ASIC puts investigations on backburner

Sarah Kendell
— 1 minute read

The corporate regulator has revealed the extent to which its investigations have been impacted by the COVID crisis, reporting an almost 40 per cent drop in notices issued to the entities it is tasked with monitoring.

Responding to questions on notice from the House economics committee, ASIC said it issued 1,557 notices to financial services industry participants in the six months to July 2020, compared with 2,511 notices in the previous six-month period.

“This represents a 38 per cent decline in the total number of notices issued in the COVID period compared to the immediate pre-COVID period,” ASIC said.


“In our Close and Continuous Monitoring Program there has been a decline in the onsite supervision and notice utilisation,” the regulator’s chair, James Shipton, told a previous hearing of the committee.”

The regulator said the most common notice types issued were requests to appear for examination, to produce books and records and for AFSLs to provide general information to ASIC.

ASIC noted that the number of notices issued to entities suspected of breaching the Corporations Act had peaked in August 2019 as the regulator worked through a backlog of case studies and referrals from the financial services royal commission.

“The peak – 683 notices issued in August 2019 – to trough – 226 notices issued in April 2020 – represents a 67 per cent decline in notices issued,” the regulator said.
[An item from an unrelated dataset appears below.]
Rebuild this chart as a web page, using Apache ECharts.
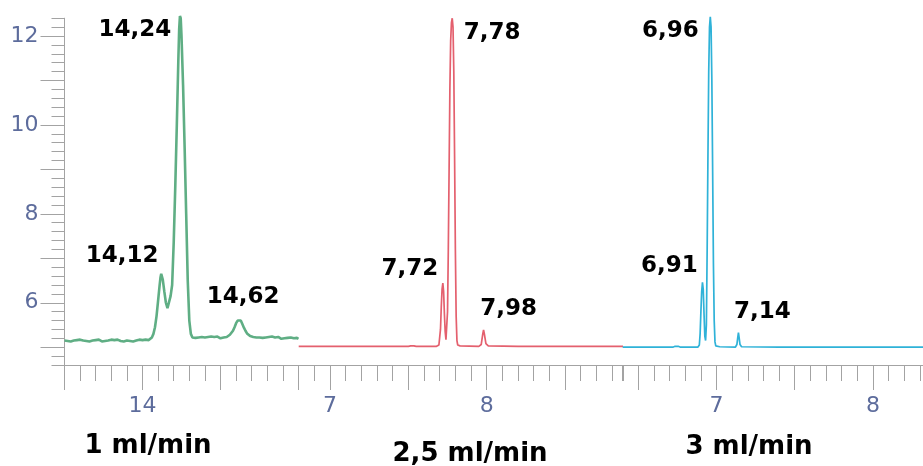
<!DOCTYPE html>
<html>
<head>
<meta charset="utf-8">
<script src="https://cdn.jsdelivr.net/npm/echarts@6/dist/echarts.min.js"></script>
<style>
html, body { margin: 0; padding: 0; background: #fff; }
#chart { width: 923px; height: 466px; }
</style>
</head>
<body>
<div id="chart"></div>
<script>
// Chromatograms at three flow rates: [retention time (min), signal]
const trace1 = [
  [13.50,5.15],[13.51,5.18],[13.52,5.14],[13.53,5.17],[13.54,5.13],[13.55,5.16],[13.56,5.15],[13.57,5.12],
  [13.58,5.16],[13.59,5.14],[13.60,5.17],[13.61,5.13],[13.62,5.15],[13.63,5.18],[13.64,5.14],[13.65,5.16],
  [13.66,5.13],[13.67,5.17],[13.68,5.15],[13.69,5.12],[13.70,5.16],[13.71,5.14],[13.72,5.17],[13.73,5.15],
  [13.74,5.13],[13.75,5.16],[13.76,5.14],[13.77,5.17],[13.78,5.15],[13.79,5.13],[13.80,5.17],[13.81,5.14],
  [13.82,5.16],[13.83,5.13],[13.84,5.17],[13.85,5.15],[13.86,5.14],[13.87,5.17],[13.88,5.13],[13.89,5.16],
  [13.90,5.15],[13.91,5.17],[13.92,5.14],[13.93,5.16],[13.94,5.13],[13.95,5.17],[13.96,5.15],[13.97,5.14],
  [13.98,5.17],[13.99,5.15],[14.00,5.16],[14.01,5.14],[14.02,5.17],[14.03,5.15],[14.04,5.16],[14.05,5.18],
  [14.06,5.22],[14.07,5.30],[14.08,5.45],[14.09,5.70],[14.10,6.05],[14.11,6.40],[14.115,6.56],[14.12,6.65],
  [14.125,6.62],[14.13,6.52],[14.14,6.25],[14.15,6.00],[14.16,5.88],[14.165,5.86],[14.17,5.92],[14.18,6.15],
  [14.19,6.40],[14.20,7.35],[14.21,8.60],[14.22,10.00],[14.23,11.50],[14.235,12.15],[14.24,12.45],[14.245,12.40],
  [14.25,12.00],[14.26,10.90],[14.27,9.50],[14.28,8.00],[14.29,6.50],[14.30,5.60],[14.31,5.30],[14.32,5.22],
  [14.33,5.19],[14.34,5.21],[14.35,5.18],[14.36,5.22],[14.37,5.20],[14.38,5.23],[14.39,5.19],[14.40,5.22],
  [14.41,5.20],[14.42,5.23],[14.43,5.21],[14.44,5.24],[14.45,5.20],[14.46,5.23],[14.47,5.21],[14.48,5.24],
  [14.49,5.22],[14.50,5.20],[14.51,5.24],[14.52,5.22],[14.53,5.25],[14.54,5.23],[14.55,5.26],[14.56,5.28],
  [14.57,5.31],[14.58,5.37],[14.59,5.45],[14.60,5.54],[14.61,5.60],[14.62,5.63],[14.63,5.60],[14.64,5.52],
  [14.65,5.44],[14.66,5.37],[14.67,5.31],[14.68,5.28],[14.69,5.25],[14.70,5.27],[14.71,5.23],[14.72,5.25],
  [14.73,5.22],[14.74,5.26],[14.75,5.22],[14.76,5.24],[14.77,5.21],[14.78,5.24],[14.79,5.22],[14.80,5.20],
  [14.81,5.23],[14.82,5.21],[14.83,5.24],[14.84,5.20],[14.85,5.22],[14.86,5.19],[14.87,5.23],[14.88,5.21],
  [14.89,5.19],[14.90,5.22],[14.91,5.20],[14.92,5.18],[14.93,5.21],[14.94,5.19],[14.95,5.22],[14.96,5.18],
  [14.97,5.20],[14.98,5.19],[14.99,5.21],[15.00,5.19]
];

const trace2 = [
  [6.80,5.02],[7.00,5.02],[7.20,5.02],[7.40,5.02],[7.50,5.02],[7.515,5.03],[7.525,5.07],[7.535,5.03],
  [7.55,5.02],[7.68,5.02],[7.695,5.05],[7.705,5.40],[7.71,5.90],[7.715,6.30],[7.72,6.44],[7.725,6.25],
  [7.73,5.75],[7.735,5.35],[7.74,5.17],[7.745,5.20],[7.75,5.80],[7.755,7.20],[7.76,9.00],[7.765,10.80],
  [7.77,11.90],[7.775,12.30],[7.78,12.40],[7.785,12.20],[7.79,11.20],[7.795,9.30],[7.80,7.20],[7.805,5.70],
  [7.81,5.15],[7.815,5.05],[7.83,5.03],[7.95,5.02],[7.965,5.06],[7.975,5.30],[7.98,5.39],[7.985,5.30],
  [7.995,5.08],[8.01,5.03],[8.20,5.02],[8.50,5.02],[8.87,5.02]
];

const trace3 = [
  [6.40,5.00],[6.60,5.00],[6.72,5.00],[6.735,5.02],[6.745,5.05],[6.755,5.02],[6.77,5.00],[6.88,5.00],
  [6.89,5.05],[6.895,5.30],[6.90,5.80],[6.905,6.25],[6.91,6.46],[6.915,6.30],[6.92,5.75],[6.925,5.25],
  [6.93,5.15],[6.935,5.50],[6.94,7.20],[6.945,9.30],[6.95,11.20],[6.955,12.20],[6.96,12.43],[6.965,12.20],
  [6.97,11.00],[6.975,9.00],[6.98,6.90],[6.985,5.60],[6.99,5.12],[6.995,5.03],[7.02,5.01],[7.12,5.00],
  [7.13,5.06],[7.135,5.20],[7.14,5.33],[7.145,5.20],[7.15,5.06],[7.16,5.01],[7.40,5.00],[7.80,5.00],
  [8.32,5.00]
];

// Labelled retention times
const peaks1 = [14.12, 14.24, 14.62];
const peaks2 = [7.72, 7.78, 7.98];
const peaks3 = [6.91, 6.96, 7.14];

// Flow rates
const flowLabels = ['1 ml/min', '2,5 ml/min', '3 ml/min'];

// Axis ticks and labels
const yLabelValues = [6, 8, 10, 12];
const yMajorTicks = [5, 6, 7, 8, 9, 10, 11, 12];
const xMajorTicks1 = [13.5, 14, 14.5, 15];
const xMajorTicks2 = [7, 7.5, 8, 8.5];
const xMajorTicks3 = [6.5, 7, 7.5, 8];
const xLabelValues1 = [14];
const xLabelValues2 = [7, 8];
const xLabelValues3 = [7, 8];

// ---- styling / layout ----
const Y_MIN = 4.6, Y_MAX = 12.4;
const axisGray = '#a3a3a3';
const labelBlue = '#5d6c9c';
const colors = ['#5fae84', '#e4606e', '#2fb2d8'];
const panels = [
  { left: 64.5, width: 234, min: 13.5, max: 15.0, data: trace1, peaks: peaks1,
    majors: xMajorTicks1, labels: xLabelValues1, offsets: [[-39, -18], [-45, 14], [4, -22]],
    flowPos: [148, 446], lineWidth: 2.6 },
  { left: 298.7, width: 324.3, min: 6.8, max: 8.87, data: trace2, peaks: peaks2,
    majors: xMajorTicks2, labels: xLabelValues2, offsets: [[-33, -14], [40, 15], [25, -21]],
    flowPos: [470, 454], lineWidth: 1.7 },
  { left: 622.7, width: 300.8, min: 6.4, max: 8.32, data: trace3, peaks: peaks3,
    majors: xMajorTicks3, labels: xLabelValues3, offsets: [[-33, -16], [-40, 14], [24, -21]],
    flowPos: [749, 447], lineWidth: 1.7 }
];

const TOP = 18.2, BOTTOM = 101;

function valueAt(trace, t) {
  const p = trace.find(d => Math.abs(d[0] - t) < 1e-9);
  return p ? p[1] : null;
}

const grid = [], xAxis = [], yAxis = [], series = [], graphic = [];

panels.forEach((p, i) => {
  grid.push({ left: p.left, width: p.width, top: TOP, bottom: BOTTOM, containLabel: false });

  // minor ticks every 0.1 min, with the axis line
  xAxis.push({
    type: 'value', gridIndex: i, position: 'bottom', min: p.min, max: p.max, interval: 0.1,
    axisLine: { show: true, onZero: false, lineStyle: { color: axisGray, width: 1 } },
    axisTick: { show: true, length: 16, lineStyle: { color: axisGray, width: 1 } },
    axisLabel: { show: false }, splitLine: { show: false }
  });
  // half-minute ticks and minute labels
  xAxis.push({
    type: 'value', gridIndex: i, position: 'bottom', min: p.min, max: p.max,
    axisLine: { show: false, onZero: false },
    axisTick: { show: true, length: 25, customValues: p.majors, lineStyle: { color: axisGray, width: 1 } },
    axisLabel: { show: true, customValues: p.labels, margin: 30, fontSize: 22,
      fontFamily: 'DejaVu Sans', color: labelBlue, formatter: v => String(v) },
    splitLine: { show: false }
  });
});

// left value axis (first panel)
yAxis.push({
  type: 'value', gridIndex: 0, position: 'left', min: Y_MIN, max: Y_MAX,
  axisLine: { show: true, lineStyle: { color: axisGray, width: 1 } },
  axisTick: { show: true, length: 24, customValues: yMajorTicks, lineStyle: { color: axisGray, width: 1 } },
  axisLabel: { show: true, customValues: yLabelValues, margin: 26, fontSize: 22,
    fontFamily: 'DejaVu Sans', color: labelBlue, formatter: v => String(v) },
  splitLine: { show: false }
});
yAxis.push({
  type: 'value', gridIndex: 0, position: 'left', min: Y_MIN, max: Y_MAX, interval: 0.2,
  axisLine: { show: false },
  axisTick: { show: true, length: 13, lineStyle: { color: axisGray, width: 1 } },
  axisLabel: { show: false }, splitLine: { show: false }
});
yAxis.push({ type: 'value', gridIndex: 1, min: Y_MIN, max: Y_MAX, show: false });
yAxis.push({ type: 'value', gridIndex: 2, min: Y_MIN, max: Y_MAX, show: false });

const yIndexFor = [0, 2, 3];

panels.forEach((p, i) => {
  series.push({
    type: 'line', xAxisIndex: i * 2, yAxisIndex: yIndexFor[i],
    data: p.data, showSymbol: false, symbol: 'none', clip: false,
    lineStyle: { color: colors[i], width: p.lineWidth },
    z: 3
  });
  series.push({
    type: 'scatter', xAxisIndex: i * 2, yAxisIndex: yIndexFor[i],
    symbolSize: 0, silent: true, clip: false, z: 5,
    itemStyle: { opacity: 1 },
    data: p.peaks.map((t, k) => ({
      value: [t, valueAt(p.data, t)],
      label: { offset: p.offsets[k] }
    })),
    label: {
      show: true, position: 'inside', align: 'center', verticalAlign: 'middle',
      fontFamily: 'DejaVu Sans', fontWeight: 'bold', fontSize: 23, color: '#000',
      textBorderWidth: 0, textBorderColor: 'transparent',
      formatter: d => d.value[0].toFixed(2).replace('.', ',')
    }
  });
  graphic.push({
    type: 'text', x: p.flowPos[0], y: p.flowPos[1], z: 10,
    style: {
      text: flowLabels[i], align: 'center', verticalAlign: 'middle',
      font: 'bold 26px "DejaVu Sans"', fill: '#000'
    }
  });
});

const chart = echarts.init(document.getElementById('chart'), null, { renderer: 'canvas' });
chart.setOption({
  animation: false,
  backgroundColor: '#fff',
  grid, xAxis, yAxis, series, graphic
});
</script>
</body>
</html>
However, ASIC added notice numbers had begun to increase again between May and July as its staff adapted to the changing working conditions demanded by the COVID-19 pandemic.

The month of July 2020 saw just under 400 notices issued by ASIC.

“We’ve explored as many strategies as we can that are efficient and sensitive to the current economic environment such that we can continue to enforce the law, continue to investigate possible contraventions of the law, without overburdening the regulated communities but without stopping the office of influence from its operations in any significant way,” Mr Shipton told the committee.